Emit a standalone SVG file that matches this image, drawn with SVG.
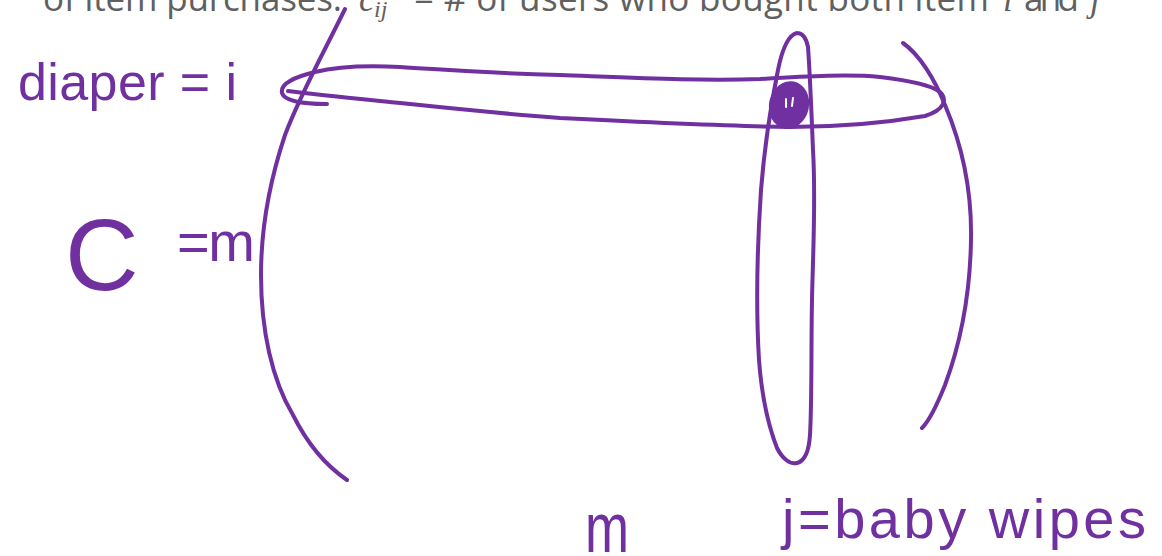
<svg xmlns="http://www.w3.org/2000/svg" width="1162" height="556" viewBox="0 0 1162 556">
<style>
.ink{fill:none;stroke:#7030a0;stroke-width:4;stroke-linecap:round;stroke-linejoin:round}
.hw{fill:#7030a0;font-family:"Liberation Sans",Arial,sans-serif}
.cap{fill:#606060;font-family:"Open Sans","Noto Sans",sans-serif;font-size:35px}
.math{font-family:"Liberation Serif",serif;font-style:italic}
</style>
<rect width="1162" height="556" fill="#ffffff"/>
<g id="caption">
<text class="cap" y="11"><tspan x="43" textLength="299">of item purchases:</tspan><tspan class="math" x="359">c</tspan><tspan class="math" x="374" font-size="24" dy="6">ij</tspan><tspan x="414" dy="-6" textLength="575">= # of users who bought both item</tspan><tspan class="math" x="1003">i</tspan><tspan x="1024" textLength="55">and</tspan><tspan class="math" x="1090">j</tspan></text>
</g>
<g id="matrix">
<path class="ink" d="M345,9 C325,50 300,95 285,135 C270,180 261,230 261,275 C261,330 272,380 293,415 C308,445 325,465 347,480"/>
<path class="ink" d="M903,43 C920,55 935,80 945,105 C962,145 972,190 971,240 C970,300 958,350 945,385 C937,405 930,420 922,428"/>
</g>
<g id="row-i">
<path class="ink" d="M327,104 C305,104 285,102 282,93 C280,83 295,77 315,72 C335,67 360,65 400,67 C450,70 480,73 560,75 C640,78 700,81 760,79 C810,76 850,74 880,77 C905,80 930,84 940,92 C948,100 944,110 925,116 C890,122 850,127 790,127 C720,126 640,122 560,118 C480,112 420,105 380,101 C340,97 310,94 288,91"/>
</g>
<g id="column-j">
<path class="ink" d="M797,33 C788,35 782,50 778,70 C772,100 765,140 761,190 C757,250 756,310 759,360 C762,400 770,430 777,448 C782,458 790,465 797,463 C805,461 809,450 810,435 C812,400 811,350 812,300 C813,250 816,200 813,150 C811,100 809,60 808,47 C806,37 802,33 797,33"/>
</g>
<g id="cell-ij">
<ellipse cx="789" cy="105" rx="20" ry="24" transform="rotate(12 789 105)" fill="#7030a0"/>
<path d="M786,99 L786,107 M793,98 L792,106" stroke="#ffffff" stroke-width="2" stroke-linecap="round" fill="none"/>
</g>
<g id="labels">
<text class="hw" x="18" y="100" font-size="52" textLength="219">diaper = i</text>
<text class="hw" x="65" y="290" font-size="102">C</text>
<text class="hw" x="177" y="261" font-size="56" textLength="78">=m</text>
<text class="hw" x="585" y="552" font-size="70" textLength="44" lengthAdjust="spacingAndGlyphs">m</text>
<text class="hw" x="782" y="538" font-size="56" textLength="364">j=baby wipes</text>
</g>
</svg>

——————————

Except for the pictures, print the data above exactly.

• _Task answer_:
Emit a standalone SVG file that matches this image, drawn with SVG.
<svg xmlns="http://www.w3.org/2000/svg" width="1162" height="556" viewBox="0 0 1162 556">
<style>
.ink{fill:none;stroke:#7030a0;stroke-width:4;stroke-linecap:round;stroke-linejoin:round}
.hw{fill:#7030a0;font-family:"Liberation Sans",Arial,sans-serif}
.cap{fill:#606060;font-family:"Open Sans","Noto Sans",sans-serif;font-size:35px}
.math{font-family:"Liberation Serif",serif;font-style:italic}
</style>
<rect width="1162" height="556" fill="#ffffff"/>
<g id="caption">
<text class="cap" y="11"><tspan x="43" textLength="299">of item purchases:</tspan><tspan class="math" x="359">c</tspan><tspan class="math" x="374" font-size="24" dy="6">ij</tspan><tspan x="414" dy="-6" textLength="575">= # of users who bought both item</tspan><tspan class="math" x="1003">i</tspan><tspan x="1024" textLength="55">and</tspan><tspan class="math" x="1090">j</tspan></text>
</g>
<g id="matrix">
<path class="ink" d="M345,9 C325,50 300,95 285,135 C270,180 261,230 261,275 C261,330 272,380 293,415 C308,445 325,465 347,480"/>
<path class="ink" d="M903,43 C920,55 935,80 945,105 C962,145 972,190 971,240 C970,300 958,350 945,385 C937,405 930,420 922,428"/>
</g>
<g id="row-i">
<path class="ink" d="M327,104 C305,104 285,102 282,93 C280,83 295,77 315,72 C335,67 360,65 400,67 C450,70 480,73 560,75 C640,78 700,81 760,79 C810,76 850,74 880,77 C905,80 930,84 940,92 C948,100 944,110 925,116 C890,122 850,127 790,127 C720,126 640,122 560,118 C480,112 420,105 380,101 C340,97 310,94 288,91"/>
</g>
<g id="column-j">
<path class="ink" d="M797,33 C788,35 782,50 778,70 C772,100 765,140 761,190 C757,250 756,310 759,360 C762,400 770,430 777,448 C782,458 790,465 797,463 C805,461 809,450 810,435 C812,400 811,350 812,300 C813,250 816,200 813,150 C811,100 809,60 808,47 C806,37 802,33 797,33"/>
</g>
<g id="cell-ij">
<ellipse cx="789" cy="105" rx="20" ry="24" transform="rotate(12 789 105)" fill="#7030a0"/>
<path d="M786,99 L786,107 M793,98 L792,106" stroke="#ffffff" stroke-width="2" stroke-linecap="round" fill="none"/>
</g>
<g id="labels">
<text class="hw" x="18" y="100" font-size="52" textLength="219">diaper = i</text>
<text class="hw" x="65" y="290" font-size="102">C</text>
<text class="hw" x="177" y="261" font-size="56" textLength="78">=m</text>
<text class="hw" x="585" y="552" font-size="70" textLength="44" lengthAdjust="spacingAndGlyphs">m</text>
<text class="hw" x="782" y="538" font-size="56" textLength="364">j=baby wipes</text>
</g>
</svg>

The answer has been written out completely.